Is there a crawler program that can crawl all product information under amazon.com?

A technically proficient crawler program can be designed to target product information on Amazon.com, but its ability to comprehensively and sustainably "crawl all" such data is fundamentally constrained by both technical countermeasures and legal boundaries. The core challenge is not the initial data extraction but the operational arms race against Amazon's sophisticated anti-scraping infrastructure. This includes dynamic page rendering with JavaScript, obfuscated HTML structures that change frequently, CAPTCHAs, IP rate limiting, and behavioral analysis that detects and blocks non-human browsing patterns. A crawler attempting a full-scale extraction would need to employ a distributed network of proxies, advanced session management, and potentially headless browsers, making it a complex, resource-intensive engineering project rather than a simple script. Furthermore, the sheer scale of Amazon's catalog, which encompasses hundreds of millions of products across numerous international marketplaces, renders any claim of a complete crawl a moving target, as inventory and listings are in constant flux.

The primary mechanism for such a crawl would involve programmatically navigating category hierarchies and search result pagination, then parsing individual product pages to extract structured data like titles, prices, descriptions, images, ratings, and reviews.

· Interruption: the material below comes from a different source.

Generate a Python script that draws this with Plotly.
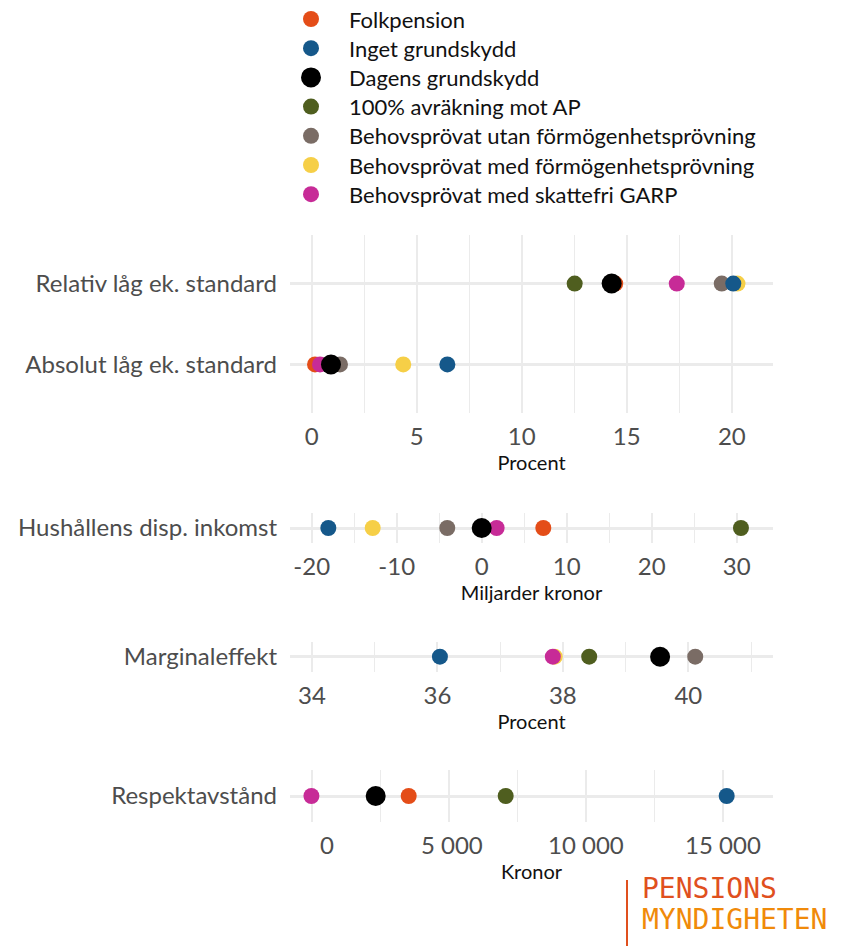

However, this process directly conflicts with Amazon's Terms of Service, which explicitly prohibit automated access and data scraping without express permission. Consequently, operating such a crawler constitutes a violation of contract and may invoke legal action under statutes like the Computer Fraud and Abuse Act (CFAA) or the Digital Millennium Copyright Act (DMCA), particularly if the crawler circumvents technological access controls. Legitimate access is typically channeled through Amazon's official Product Advertising API, which provides structured product data but is rate-limited, requires an affiliate account, and does not offer a complete, unfiltered feed of all listings. The API's constraints mean it cannot serve as a vehicle for a comprehensive "crawl all" objective as defined in the question.

The implications of deploying such a crawler extend beyond technical feasibility into the realms of business risk and data utility. For most commercial or research purposes, the goal is rarely a complete snapshot of every product but rather targeted data acquisition for competitive analysis, price monitoring, or market research. In these cases, focused, respectful crawling of specific categories or ASINs (Amazon Standard Identification Numbers) is more pragmatic, though still legally precarious. The more ambitious the crawl, the higher the likelihood of swift detection and permanent IP blockage, or worse, legal cease-and-desist orders. Therefore, while the programmatic components exist, any entity claiming to offer a tool for crawling *all* Amazon product information is either operating in a legally gray area with significant operational overhead or is misrepresenting its capabilities. The sustainable, lawful alternative remains the sanctioned API, accepting its inherent limitations in coverage and completeness.